The real danger is mercury’s invisibility factor; mercury is often thought of as an odorless, shiny, silver-white liquid, but it can also be an odorless, colorless gas. 

Unfortunately, Florida’s heat can add to business owners’ concern about the safety of their workers.  In temperatures over 80 degrees Fahrenheit, the amount of liquid mercury in the air increases.  If a fluorescent light bulb breaks, it’s very important that the liquid mercury is not vacuumed. If it is vacuumed, it turns into a vapor, a more dangerous form that can be inhaled and damage the nervous system. It needs to be determined whether the mercury spill is considered a large or small spill. A good rule of thumb: If more than one thermometer spills or leaks, it is a large spill and business owners should contact the local county health department to find the nearest hazardous waste disposal.

At a dentist’s office, mercury can be found in more than just light bulbs and temperature controls, which makes those in the dental profession more susceptible to mercury poisonings. Dentists use amalgam in dental fillings, a substance which is about half liquid mercury. The U.S. Food and Drug Administration has ruled dental amalgams safe for use on adults and children ages six and up, but women who are pregnant or nursing should keep away. Any time amalgam is used, it’s extremely important for a mask to be worn to guard the lungs from inhaling mercury dust generated from the high speed drilling of fillings. 

The easiest way to keep employees and customers safe from mercury poisoning in your office building is to replace all fluorescent light bulbs with LED (light emitting diode) light bulbs, and switch all thermometers and thermostats to newer electric versions. 

It’s natural to feel worried about the possibility of hidden dangers in your business. Even though exposure to mercury and mold can be dangerous, there are many ways to avoid these hazards to workers and customers. Check out the following tips to make sure that you and your employees are educated about mold, mercury and what to do when either is found.  


Mold Tips: 

  • The local county health department can help you identify mold and advise you on clean-up methods.
  • The best way to regulate mold growth is by controlling indoor moisture.
  • Once a leak occurs, fix the source of the water problem immediately to avoid mold growth. Any wet materials should be cleaned and/or dried within 24-48 hours.
  • Don’t install carpet in areas where there is high moisture, such as near water fountains or sinks. 
  • If your business has gutters, be sure they are cleaned and repaired regularly.
  • Scrub mold off hard surfaces with water and detergent and dry the surface completely.

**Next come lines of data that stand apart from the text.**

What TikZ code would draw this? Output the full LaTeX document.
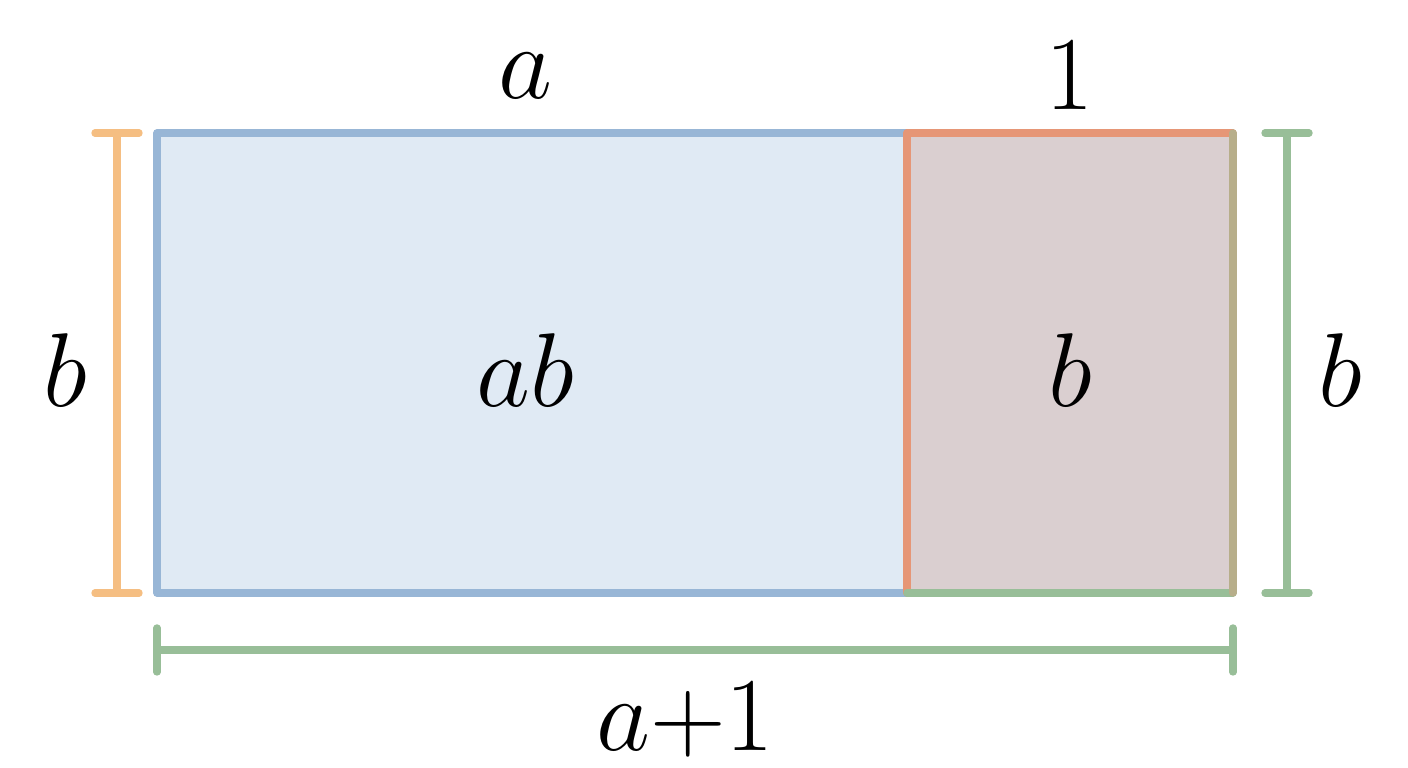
\documentclass[tikz,border=0pt]{standalone}
\usetikzlibrary{positioning}
\definecolor{blueln}{RGB}{152,182,214}
\definecolor{bluefill}{RGB}{224,234,244}
\definecolor{redln}{RGB}{230,150,118}
\definecolor{redfill}{RGB}{218,207,208}
\definecolor{orangeln}{RGB}{245,190,130}
\definecolor{greenln}{RGB}{152,190,152}
\begin{document}
\begin{tikzpicture}
	\tikzset{
	edge/.style={line width=2.1pt, line cap=round, line join=round},
	lbl/.style={font=\fontsize{24}{28}\selectfont, scale=1.2}}
	\useasboundingbox (0,0) rectangle (14.08,7.68);

	%Rechtecke
	\coordinate (bl) at (1.57,1.75);
	\coordinate (tl) at (1.57,6.35);
	\coordinate (bm) at (9.07,1.75);
	\coordinate (tm) at (9.07,6.35);
	\coordinate (br) at (12.33,1.75);
	\coordinate (tr) at (12.33,6.35);
	\fill[bluefill] (bl) rectangle (tm);
	\fill[redfill] (bm) rectangle (tr);
	\draw[edge, blueln] (bm)--(bl)--(tl)--(tm);
	\draw[edge, redln] (tm)--(tr);
	\draw[edge, redln] (tm)--(bm);
	\draw[edge, greenln] (bm)--(br);
	\draw[edge, greenln!60!redln] (tr)--(br);

	%Klammern
	\draw[edge, orangeln] (1.17,1.75)--(1.17,6.35);
	\draw[edge, orangeln] (0.95,1.75)--++(0.44,0) (0.95,6.35)--++(0.44,0);
	\draw[edge, greenln] (12.87,1.75)--(12.87,6.35);
	\draw[edge, greenln] (12.65,1.75)--++(0.44,0) (12.65,6.35)--++(0.44,0);
	\draw[edge, greenln] (1.57,1.18)--(12.33,1.18);
	\draw[edge, greenln] (1.57,0.96)--++(0,0.44) (12.33,0.96)--++(0,0.44);

	%beschriftung
	\node[lbl] (la) at (5.25,6.92) {$a$};
	\node[lbl] (lone) at (10.7,6.92) {$1$};
	\node[lbl] (lbleft) at (0.65,3.98) {$b$};
	\node[lbl] (lab) at (5.25,3.98) {$ab$};
	\node[lbl] (lbmid) at (10.7,3.98) {$b$};
	\node[lbl] (lbright) at (13.4,3.98) {$b$};
	\node[lbl] (lsum) at (6.85,0.48) {$a{+}1$};
\end{tikzpicture}
\end{document}
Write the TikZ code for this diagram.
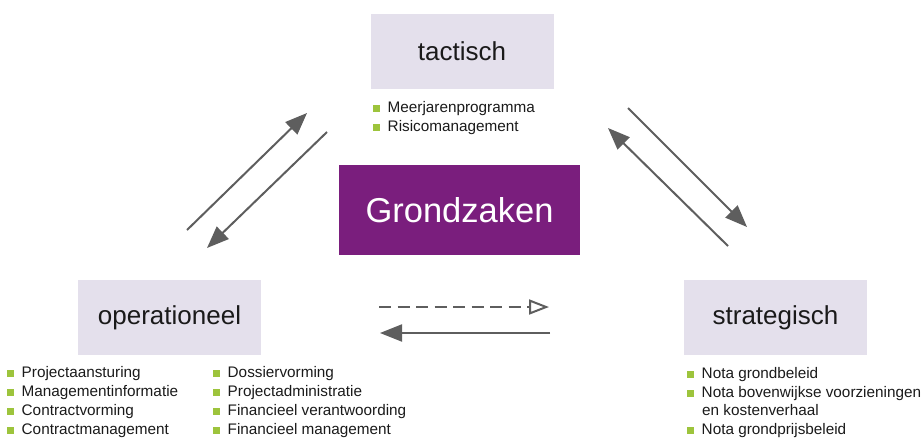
\documentclass[tikz,border=0pt]{standalone}
\usepackage{fontspec}
\setmainfont{Liberation Sans}
\usetikzlibrary{arrows.meta}
\definecolor{boxfill}{HTML}{E4E0EC}
\definecolor{grond}{HTML}{7A1E7D}
\definecolor{arrowgray}{HTML}{5E5E5E}
\definecolor{bulgreen}{HTML}{9DC43C}
\definecolor{txt}{HTML}{1A1A1A}
\newcommand{\bulsq}{\textcolor{bulgreen}{\rule[0.5pt]{7pt}{7pt}}\hspace{7.5pt}}
\tikzset{
  levelbox/.style={fill=boxfill, draw=none, minimum width=183pt, minimum height=75pt, inner sep=0pt, text=txt, font=\fontsize{26}{30}\selectfont},
  corebox/.style={fill=grond, draw=none, minimum width=241pt, minimum height=90pt, inner sep=0pt, text=white, font=\fontsize{34.5}{40}\selectfont},
  item/.style={anchor=base west, inner sep=0pt, text=txt, font=\fontsize{15.3}{18}\selectfont},
  flow/.style={draw=arrowgray, line width=2pt, -{Triangle[length=22pt,width=17pt]}},
  dashflow/.style={draw=arrowgray, line width=2pt, dash pattern=on 12pt off 6.5pt, -{Triangle[open,length=20pt,width=15pt,line width=2pt]}}
}
\begin{document}
\begin{tikzpicture}[x=1pt,y=-1pt]
\useasboundingbox (0,0) rectangle (923,437);
\clip (0,0) rectangle (923,437);
% boxes
\node[levelbox] (tac) at (462,51.5) {tactisch};
\node[levelbox] (ope) at (169.5,317.5) {operationeel};
\node[levelbox] (str) at (775.5,317.5) {strategisch};
\node[corebox] (gz) at (459.5,210) {Grondzaken};
% tactisch list
\node[item] (t1) at (373,112) {\bulsq Meerjarenprogramma};
\node[item] (t2) at (373,131) {\bulsq Risicomanagement};
% operationeel lists
\node[item] (o1) at (7,377.5) {\bulsq Projectaansturing};
\node[item] (o2) at (7,396.5) {\bulsq Managementinformatie};
\node[item] (o3) at (7,415.5) {\bulsq Contractvorming};
\node[item] (o4) at (7,434.3) {\bulsq Contractmanagement};
\node[item] (o5) at (213,377.5) {\bulsq Dossiervorming};
\node[item] (o6) at (213,396.5) {\bulsq Projectadministratie};
\node[item] (o7) at (213,415.5) {\bulsq Financieel verantwoording};
\node[item] (o8) at (213,434.3) {\bulsq Financieel management};
% strategisch list
\node[item] (s1) at (687,378) {\bulsq Nota grondbeleid};
\node[item] (s2) at (687,397) {\bulsq Nota bovenwijkse voorzieningen};
\node[item] (s3) at (702,415.5) {en kostenverhaal};
\node[item] (s4) at (687,434.3) {\bulsq Nota grondprijsbeleid};
% arrow end points
\coordinate (a1s) at (187,230);
\coordinate (a1e) at (307,113);
\coordinate (a2s) at (327,132);
\coordinate (a2e) at (207,248);
\coordinate (a3s) at (628,108);
\coordinate (a3e) at (747,227);
\coordinate (a4s) at (728,246);
\coordinate (a4e) at (608,128);
\coordinate (a5s) at (379,307);
\coordinate (a5e) at (549,307);
\coordinate (a6s) at (550,333);
\coordinate (a6e) at (380,333);
\draw[flow] (a1s) -- (a1e);
\draw[flow] (a2s) -- (a2e);
\draw[flow] (a3s) -- (a3e);
\draw[flow] (a4s) -- (a4e);
\draw[dashflow] (a5s) -- (a5e);
\draw[flow] (a6s) -- (a6e);
\end{tikzpicture}
\end{document}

Absorbent materials, such as ceiling tiles, may need to be replaced instead of cleaned.
  • A small mold clean-up, a moldy area less than 10 square feet, does not require professional service; however, a large mold clean-up, any area larger than 10 square feet, should be examined by a professional or contact the local health department.
  • Cosmetic damages may occur during any mold removal. 

Mercury Tips: 

  • Discard products that contain mercury and replace with versions without mercury, for example, thermometers with alcohol instead of mercury or electric thermometers and LED light bulbs instead of fluorescent.
  • Carefully store any items containing mercury to prevent breakage.
  • Dispose of materials containing mercury carefully, see if there is a place to discard hazardous waste locally or consult your local county health department. Large mercury spills require professional assistance.
  • Do not vacuum spilled mercury, it will turn into a vapor and inhaling liquid mercury is most dangerous. 
  • Proper breathing masks at dentist offices should always be worn when amalgam fillings are being used.